Scorecard for evaluating UX content

Bobbie Wood
NYC Design
Published in
4 min readSep 29, 2018

Some heuristics for looking critically at the content in your product

Every bit of content in your product has a job to do, a purpose to fulfill. Take, for example, the lowly dialog. That hardworking little component can save our users from making unintentional mistakes just by asking them to reconsider before taking action.

Or it can drive engagement with just a few words and an image.

But I’ve been surprised a few times by the writing I’ve seen in dialogs, even from really good designers.

As a writer, I think of a dialogs as having just 2 types: decision or information.

If we are asking the user to make a decision:

  1. Write the title as a question.
  2. Provide additional context or info about consequences in the body text.
  3. Then make sure that the actions listed work as answers to the question.

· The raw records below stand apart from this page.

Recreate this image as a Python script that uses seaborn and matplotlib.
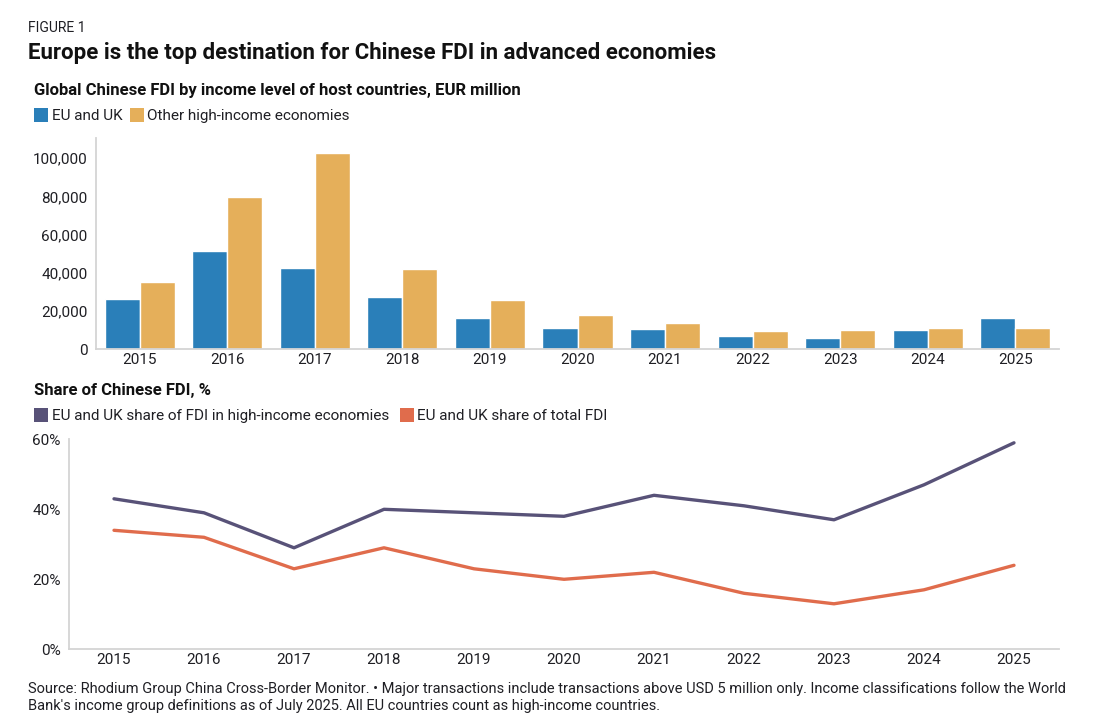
import matplotlib
matplotlib.use("Agg")
import matplotlib.pyplot as plt
import seaborn as sns
import pandas as pd
from matplotlib.patches import Rectangle
from matplotlib.ticker import FuncFormatter

# ---------------- data ----------------
years = [2015, 2016, 2017, 2018, 2019, 2020, 2021, 2022, 2023, 2024, 2025]
eu_uk = [26500, 51600, 42400, 27500, 16500, 11000, 10600, 6800, 5800, 9900, 16500]
other_high = [35200, 79600, 102600, 42000, 25800, 17900, 13800, 9600, 10100, 11000, 11300]
share_high = [43, 39, 29, 40, 39, 38, 44, 41, 37, 47, 59]
share_total = [34, 32, 23, 29, 23, 20, 22, 16, 13, 17, 24]

bar_series = ["EU and UK", "Other high-income economies"]
line_series = ["EU and UK share of FDI in high-income economies", "EU and UK share of total FDI"]
bar_colors = {"EU and UK": "#2A7FB9", "Other high-income economies": "#E5AF5A"}
line_colors = {line_series[0]: "#585278", line_series[1]: "#E06C4C"}

title_fig = "FIGURE 1"
title_main = "Europe is the top destination for Chinese FDI in advanced economies"
sub1 = "Global Chinese FDI by income level of host countries, EUR million"
sub2 = "Share of Chinese FDI, %"
footer_lines = [
    "Source: Rhodium Group China Cross-Border Monitor. \u2022 Major transactions include transactions above USD 5 million only. Income classifications follow the World",
    "Bank's income group definitions as of July 2025. All EU countries count as high-income countries.",
]

# ---------------- frames ----------------
bar_df = pd.DataFrame({
    "year": [str(y) for y in years] * 2,
    "value": eu_uk + other_high,
    "series": [bar_series[0]] * len(years) + [bar_series[1]] * len(years),
})
line_df = pd.DataFrame({
    "year": years * 2,
    "value": share_high + share_total,
    "series": [line_series[0]] * len(years) + [line_series[1]] * len(years),
})

sns.set_theme(style="white")
plt.rcParams["font.family"] = ["Roboto", "DejaVu Sans"]
TXT = "#1f1f24"
SPINE = "#d4d4d4"

W, H = 1118, 720
fig = plt.figure(figsize=(W / 100, H / 100), dpi=100)

def fx(px):
    return px / W

def fy(py):
    return 1 - py / H

ax1 = fig.add_axes([fx(96), fy(349.3), fx(1059 - 96), (349.3 - 138) / H])
ax2 = fig.add_axes([fx(69), fy(649.3), fx(1059 - 69), (649.3 - 439.3) / H])

# ---------------- bar chart ----------------
sns.barplot(data=bar_df, x="year", y="value", hue="series", hue_order=bar_series,
            palette=bar_colors, saturation=1, width=0.8, edgecolor="white", linewidth=1.0,
            ax=ax1, legend=False)
ax1.set_ylim(0, 110500)
ax1.set_xlim(-0.5, len(years) - 0.5)
ax1.set_yticks([0, 20000, 40000, 60000, 80000, 100000])
ax1.yaxis.set_major_formatter(FuncFormatter(lambda v, p: f"{int(v):,}"))
ax1.set_xlabel("")
ax1.set_ylabel("")

# ---------------- line chart ----------------
sns.lineplot(data=line_df, x="year", y="value", hue="series", hue_order=line_series,
             palette=line_colors, linewidth=2.4, ax=ax2, legend=False)
ax2.set_ylim(0, 60)
ax2.set_xlim(years[0] - 0.5, years[-1] + 0.5)
ax2.set_xticks(years)
ax2.set_xticklabels([str(y) for y in years])
ax2.set_yticks([0, 20, 40, 60])
ax2.yaxis.set_major_formatter(FuncFormatter(lambda v, p: f"{int(v)}%"))
ax2.set_xlabel("")
ax2.set_ylabel("")

for ax in (ax1, ax2):
    for s in ("top", "right"):
        ax.spines[s].set_visible(False)
    for s in ("left", "bottom"):
        ax.spines[s].set_color(SPINE)
        ax.spines[s].set_linewidth(1.3)
    ax.tick_params(axis="both", length=0, labelsize=11, labelcolor=TXT)
    ax.tick_params(axis="y", pad=6)
    ax.tick_params(axis="x", pad=3)
    ax.grid(False)

# ---------------- text ----------------
fig.text(fx(28), fy(32.3), title_fig, fontsize=10, color=TXT, va="baseline")
fig.text(fx(28), fy(59.5), title_main, fontsize=16, fontweight="bold", color="#111111", va="baseline")
fig.text(fx(34.5), fy(95.5), sub1, fontsize=12, fontweight="bold", color="#111111", va="baseline")
fig.text(fx(34.5), fy(394.5), sub2, fontsize=12, fontweight="bold", color="#111111", va="baseline")

def legend_item(x_sq, y_top, label, color, x_text, y_base):
    fig.add_artist(Rectangle((fx(x_sq), fy(y_top + 14)), fx(13.5), 14 / H,
                             transform=fig.transFigure, facecolor=color, edgecolor="none"))
    fig.text(fx(x_text), fy(y_base), label, fontsize=11, color=TXT, va="baseline")

legend_item(34, 108, bar_series[0], bar_colors[bar_series[0]], 51.8, 120)
legend_item(130.4, 108, bar_series[1], bar_colors[bar_series[1]], 147, 120)
legend_item(34, 408.3, line_series[0], line_colors[line_series[0]], 51.8, 420)
legend_item(400, 408.3, line_series[1], line_colors[line_series[1]], 417, 420)

fig.text(fx(28), fy(693.5), footer_lines[0], fontsize=10.5, color=TXT, va="baseline")
fig.text(fx(28), fy(710), footer_lines[1], fontsize=10.5, color=TXT, va="baseline")

fig.savefig("out.png", dpi=100)
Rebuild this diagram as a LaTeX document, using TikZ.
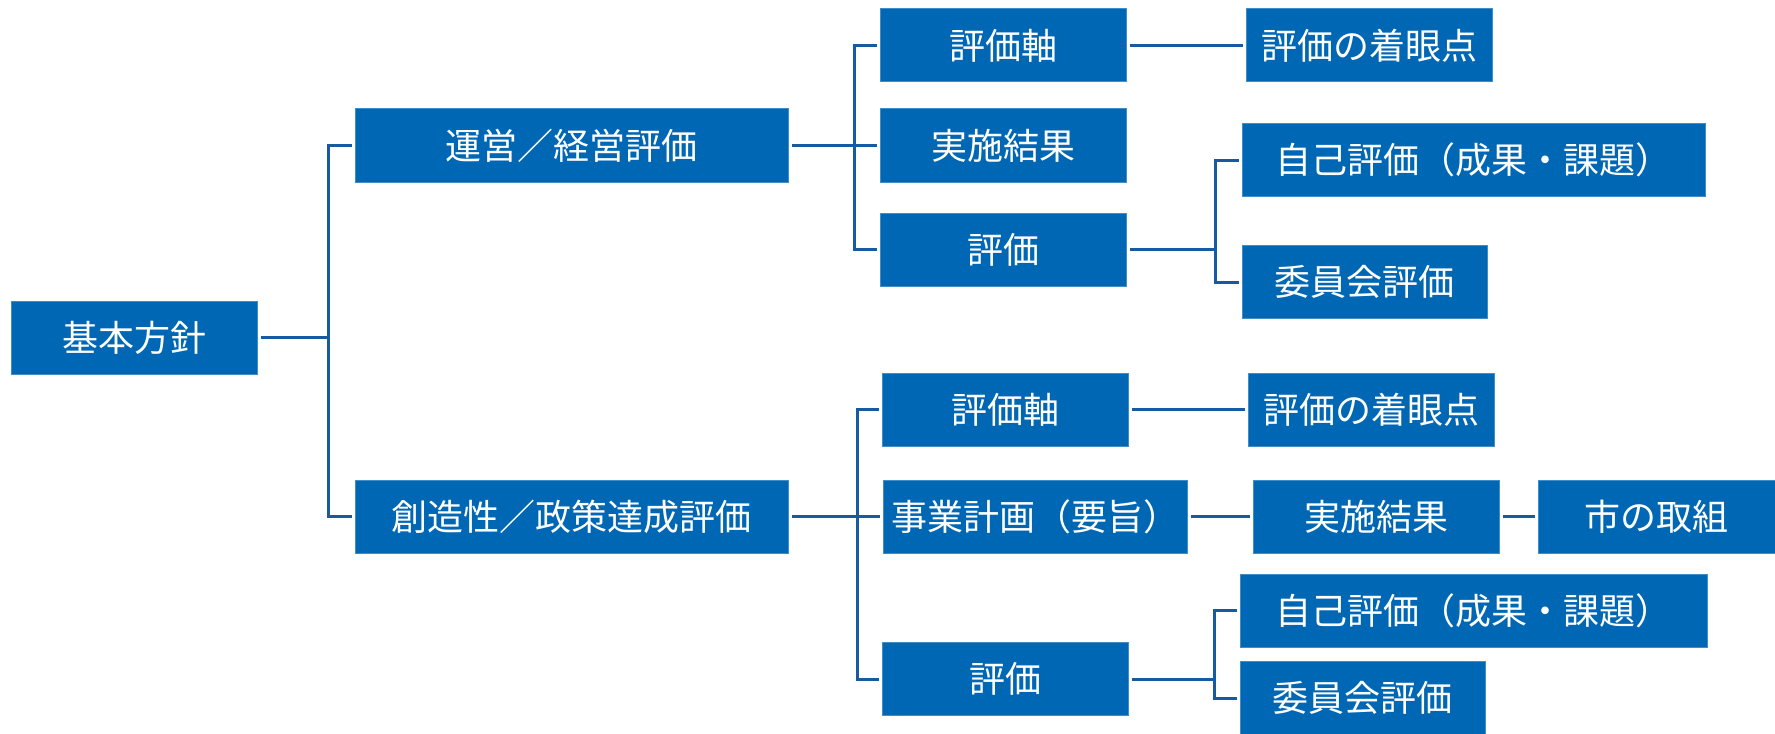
\documentclass[tikz,border=0pt]{standalone}
\usepackage{fontspec}
\newfontfamily\jpfont{Noto Sans CJK JP}
\definecolor{boxblue}{RGB}{0,103,180}
\definecolor{lineblue}{RGB}{24,90,160}

\begin{document}
\begin{tikzpicture}[x=0.5pt,y=-0.5pt]
  \tikzstyle{module}=[rectangle,draw=boxblue!75,line width=0.5pt,fill=boxblue,text=white,minimum height=36.5pt,minimum width=123pt,inner sep=1pt,font=\jpfont\fontsize{18}{20}\selectfont]
  \tikzstyle{link}=[draw=lineblue,line width=1.5pt]
  \tikzstyle{fromnode}=[link,shorten <=1.5pt]
  \tikzstyle{tonode}=[link,shorten >=1.5pt]

  \useasboundingbox (0,0) rectangle (1775,733);

  \node[module] (kihon) at (134,337.5) {基本方針};
  \node[module, minimum width=216.5pt] (unei) at (571.5,145.5) {運営／経営評価};
  \node[module, minimum width=216.5pt] (sozo) at (571.5,516.5) {創造性／政策達成評価};

  % upper branch
  \node[module] (jiku1) at (1003,45.5) {評価軸};
  \node[module] (jisshi1) at (1003,145.5) {実施結果};
  \node[module] (hyoka1) at (1003,249.5) {評価};
  \node[module] (chakugan1) at (1369,45.5) {評価の着眼点};
  \node[module, minimum width=231.5pt] (jiko1) at (1473.5,160) {自己評価（成果・課題）};
  \node[module, minimum width=122.5pt] (iinkai1) at (1364.5,282) {委員会評価};

  % lower branch
  \node[module] (jiku2) at (1005.5,409.5) {評価軸};
  \node[module, minimum width=152pt] (jigyo) at (1035,516.5) {事業計画（要旨）};
  \node[module] (hyoka2) at (1005,679) {評価};
  \node[module] (chakugan2) at (1371.5,409.5) {評価の着眼点};
  \node[module] (jisshi2) at (1376,516.5) {実施結果};
  \node[module, minimum width=118.5pt] (shi) at (1656.5,516.5) {市の取組};
  \node[module, minimum width=233.5pt] (jiko2) at (1473.5,610.5) {自己評価（成果・課題）};
  \node[module, minimum width=122.5pt] (iinkai2) at (1362.5,698) {委員会評価};

  \coordinate (j1) at (328,337.5);
  \coordinate (j2) at (854,145.5);
  \coordinate (j3) at (857,516.5);
  \coordinate (j4) at (1215,249.5);
  \coordinate (j5) at (1214,679);

  \draw[fromnode] (kihon.east) -- (j1);
  \draw[tonode] (j1) |- (unei.west);
  \draw[tonode] (j1) |- (sozo.west);

  \draw[fromnode] (unei.east) -- (j2);
  \draw[tonode] (j2) |- (jiku1.west);
  \draw[tonode] (j2) -- (jisshi1.west);
  \draw[tonode] (j2) |- (hyoka1.west);
  \draw[fromnode,tonode] (jiku1.east) -- (chakugan1.west);
  \draw[fromnode] (hyoka1.east) -- (j4);
  \draw[tonode] (j4) |- (jiko1.west);
  \draw[tonode] (j4) |- (iinkai1.west);

  \draw[fromnode] (sozo.east) -- (j3);
  \draw[tonode] (j3) |- (jiku2.west);
  \draw[tonode] (j3) -- (jigyo.west);
  \draw[tonode] (j3) |- (hyoka2.west);
  \draw[fromnode,tonode] (jiku2.east) -- (chakugan2.west);
  \draw[fromnode,tonode] (jigyo.east) -- (jisshi2.west);
  \draw[fromnode,tonode] (jisshi2.east) -- (shi.west);
  \draw[fromnode] (hyoka2.east) -- (j5);
  \draw[tonode] (j5) |- (jiko2.west);
  \draw[tonode] (j5) |- (iinkai2.west);
\end{tikzpicture}
\end{document}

If there’s a mismatch between the question the dialog asks and the answers it offers with the buttons, users will be confused.

You can boil that down to a simple heuristic, which is a fancy-pants word that just means a simple and practical rule for understanding something.

Fancy Pants guy

Get your scorecard here!

I’ve put together a scorecard you can use to evaluate the UX writing in your product. The scorecard can help you to look critically at a form or a dashboard, for example, and do a quick check to see if it “passes” the heuristic for that component.

The scorecard for a confirmation dialog asks these questions:

Is the writing direct?
Check that the dialog communicates a single message or asks a single question.

Is the writing distinct?
Check that the buttons clearly define the actions and answer the question.

If the answer to both of these is ‘yes’ then the dialog passes muster.

Let’s take a look at another example. Here’s an empty state with some copy that looks pretty good.

In the heuristics scorecard, our evaluation criteria for empty states are:

Positive
The message focuses on user benefit, and encourages action.

  • PASS, this one does the job.

Clear
Text explicitly states what action the user can take to get started.

  • PASS, this text works well because it informs the user that students must take action to see results.

Holistic
Images and messaging complement each other.

  • PASS, the grayed out leaderboard is a decent representation of the future state.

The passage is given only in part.